5. Implementing Sustainability Standards in your Company’s Supply Chain

If you are reading this chapter, we assume that you have chosen the level(s) of sustainability for your company’s main agricultural raw materials and now need to implement those sustainability standard(s) (cf Chapter 4). Implementation may produce questions and problems that may lead to re-thinking or even changing the standards or even your company’s supply chain and procurement strategies. In the real world, questions addressed in this chapter and in Chapter 4 will often come up simultaneously. 

The question addressed in this chapter is:

How do you implement your firm’s sustainability standards throughout the value chain?

Throughout this chapter, we assume that your company does not actually produce the agricultural raw materials itself but sources them from farmers – either directly or indirectly via suppliers (processors, traders, etc.). This being the case, implementing a standard for sustainable agriculture means: making sure that producers comply with the requirements set in the sustainability standard (on top of any other requirements set by the company). Generally, there are two sides to this implementation: on the one hand, the company sets conditions in its supply contracts; on the other hand the company assists its suppliers in complying with these conditions. Therefore, relationships with suppliers are characterised by both cooperation (development of best practices, assistance with compliance, etc.) and monitoring (rewarding compliance and continuous improvement, de-incentivising non-compliance).

Implementation can vary considerably between different commodities because of the differences in sustainability issues and in the supply chains.

There are six sub-questions to consider in order to answer this general question: 

  1. Can you get the sustainably sourced raw material through your existing supply network or do you have to develop new sources of supply?
    First and foremost, the way to implement your firm’s sustainability requirements will depend on how sourcing is organised. It makes a great difference whether your company sources directly from farmers or whether the raw materials are obtained from processors or traders further up the supply chain. In some cases, sustainable sourcing may provide an (additional) argument to redesign the supply chain, for example to allow for more direct sourcing, closer partnerships with intermediary suppliers, or changes in price-risk management strategies.
  2. How do you include sustainability issues in your general supplier requirements?
    Relationships with suppliers of agricultural raw materials are already subject to different requirements, such as general supplier conditions. It makes sense to integrate new sustainability requirements with already existing requirements, such as codes of conduct or supplier terms of trade.
  3. How do you support your suppliers to meet the chosen sustainability requirements?
    If you make it a strict requirement to supply your company, farmers will ultimately have to meet your company’s sustainability requirements.

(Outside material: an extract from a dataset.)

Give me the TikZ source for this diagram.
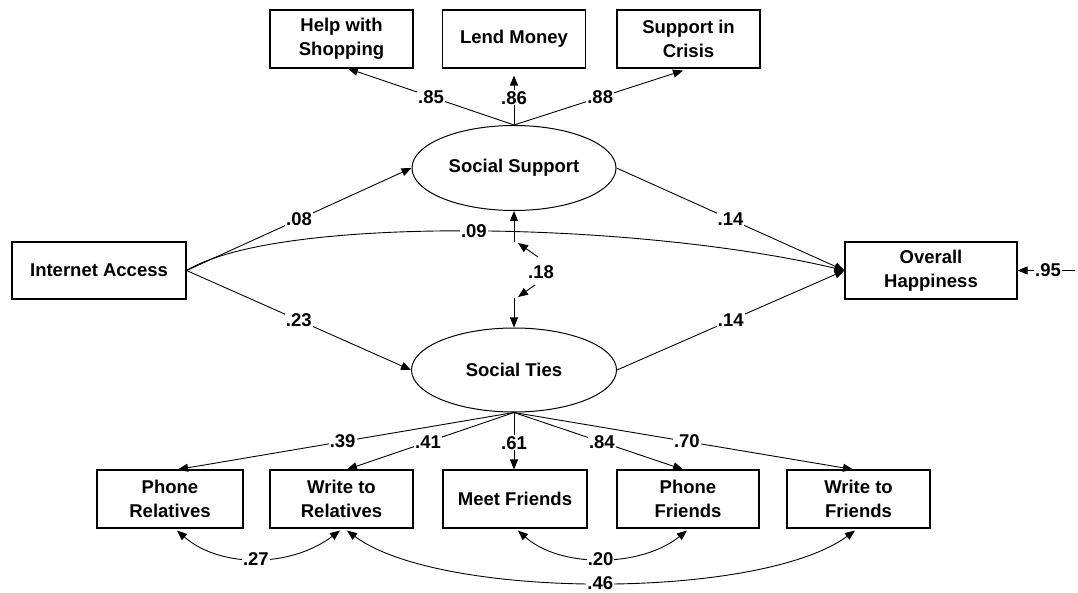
\documentclass[tikz,border=0pt]{standalone}
\usepackage{fontspec}
\setmainfont{Liberation Sans}
\usetikzlibrary{arrows.meta,shapes.geometric}
\begin{document}
\begin{tikzpicture}[x=1pt,y=-1pt,
  obs/.style={draw,line width=1.1pt,minimum width=143pt,minimum height=58pt,inner sep=0pt,align=center,font=\fontsize{18.5}{24}\selectfont\bfseries},
  lat/.style={draw,ellipse,line width=1pt,minimum width=204pt,minimum height=85pt,inner sep=0pt,font=\fontsize{18.5}{24}\selectfont\bfseries},
  arr/.style={line width=0.9pt,-{Triangle[length=10pt,width=8pt]}},
  cov/.style={line width=0.9pt,{Triangle[length=10pt,width=8pt]}-{Triangle[length=10pt,width=8pt]}},
  lbl/.style={fill=white,inner sep=1pt,font=\fontsize{18.5}{20}\selectfont\bfseries}]
\useasboundingbox (0,0) rectangle (1078,593);
% nodes
\node[obs] (shop) at (341.5,39) {Help with\\Shopping};
\node[obs] (lend) at (514,39) {Lend Money};
\node[obs] (crisis) at (688.5,39) {Support in\\Crisis};
\node[lat] (ss) at (514,168) {Social Support};
\node[obs,minimum width=174pt,minimum height=57pt] (ia) at (99,270.5) {Internet Access};
\node[obs,minimum width=172pt,minimum height=57pt] (oh) at (931,270.5) {Overall\\Happiness};
\node[lat,minimum height=84pt,minimum width=205pt] (st) at (514,370) {Social Ties};
\node[obs,minimum width=146pt] (pr) at (170,499) {Phone\\Relatives};
\node[obs] (wr) at (341.5,499) {Write to\\Relatives};
\node[obs,minimum width=144pt] (mf) at (515,499) {Meet Friends};
\node[obs,minimum width=142pt] (pf) at (688,499) {Phone\\Friends};
\node[obs] (wf) at (858.5,499) {Write to\\Friends};
% social support indicators
\draw[arr] (ss.north) -- node[lbl,pos=0.5]{.85} ([xshift=6.5pt]shop.south);
\draw[arr] (ss.north) -- node[lbl,pos=0.55]{.86} ([yshift=-7pt]lend.south);
\draw[arr] (ss.north) -- node[lbl,pos=0.51]{.88} ([xshift=-5.5pt,yshift=-2pt]crisis.south);
% structural paths
\draw[arr] (ia.east) -- node[lbl]{.08} (ss.west);
\draw[arr] (ia.east) -- node[lbl]{.23} (st.west);
\draw[arr] (ia.east) .. controls (280,214) and (640,222) .. node[lbl,pos=0.5]{.09} (oh.west);
\draw[arr] (ss.east) -- node[lbl]{.14} (oh.west);
\draw[arr] (st.east) -- node[lbl]{.14} (oh.west);
% residual
\coordinate (e95) at (1075,270.5);
\draw[arr] (e95) -- node[lbl,pos=0.47]{.95} (oh.east);
% covariance .18
\coordinate (k1) at (514,242);
\coordinate (k2) at (514,298);
\coordinate (a1) at (538,257);
\coordinate (t1) at (518,243);
\coordinate (a2) at (535,285);
\coordinate (t2) at (518,297);
\node[lbl,fill=none] (c18) at (541,272) {.18};
\draw[arr] (k1) -- (ss.south);
\draw[arr] (k2) -- (st.north);
\draw[arr] (a1) -- (t1);
\draw[arr] (a2) -- (t2);
% social ties indicators
\draw[arr] (st.south) -- node[lbl,pos=0.51]{.39} ([xshift=8pt]pr.north);
\draw[arr] (st.south) -- node[lbl,pos=0.515]{.41} ([xshift=5.5pt]wr.north);
\draw[arr] (st.south) -- node[lbl,pos=0.53]{.61} ([xshift=-1pt]mf.north);
\draw[arr] (st.south) -- node[lbl,pos=0.52]{.84} ([xshift=-5pt]pf.north);
\draw[arr] (st.south) -- node[lbl,pos=0.51]{.70} ([xshift=-5.5pt]wf.north);
% error covariances
\draw[cov] ([xshift=7pt,yshift=-2pt]pr.south) .. controls (220,568) and (290,568) .. node[lbl]{.27} ([xshift=-1.5pt,yshift=-2pt]wr.south);
\draw[cov] ([xshift=3pt,yshift=-2pt]mf.south) .. controls (560,568) and (640,568) .. node[lbl]{.20} ([xshift=-1pt,yshift=-2pt]pf.south);
\draw[cov] ([xshift=5.5pt,yshift=-2pt]wr.south) .. controls (440,600) and (760,600) .. node[lbl]{.46} ([xshift=-3.5pt,yshift=-2pt]wf.south);
\end{tikzpicture}
\end{document}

But real engagement will only happen if they don’t feel forced into implementation and rather feel that a strong relationship is being built whereby your company provides incentives and assistance. This can be achieved either directly with the farmers or more indirectly through suppliers or third-party organisations, depending on the sourcing model (referred to in Question 1).
  4. How do you monitor implementation?
    To obtain reliable information about progress in implementing the sustainability standard, there is a need to monitor the farmers’ performance. How this can be done, is dependent on the sourcing model addressed in the first question.
  5. How do you verify compliance with the sustainability standard? Is there a role for third-party certification? Is there a need for chain of custody certification?
    Third-party certification can be an element in implementing the sustainable sourcing standard, but not necessarily. Whether certification is useful depends on the company’s needs and the sustainability issues attached to the particular raw material.
  6. How do you measure and assess the impact of your sustainable sourcing strategy?
    The question here is to what extent the implementation of your sustainable sourcing strategy is contributing to reaching the underlying goals. For example: is it contributing to protecting biodiversity, to reducing greenhouse gas emissions, to eradicating poverty or to reducing some other negative impact? SAI Platform proposes guidelines for the measurement of several sustainability indicators, in form of a guide entitled Sustainability Performance Assessment (SPA). The guide also provides a benchmark between these guidelines and the best calculators available on the market today to implement such measurement – such as SAFA, RISE, Field to Market®.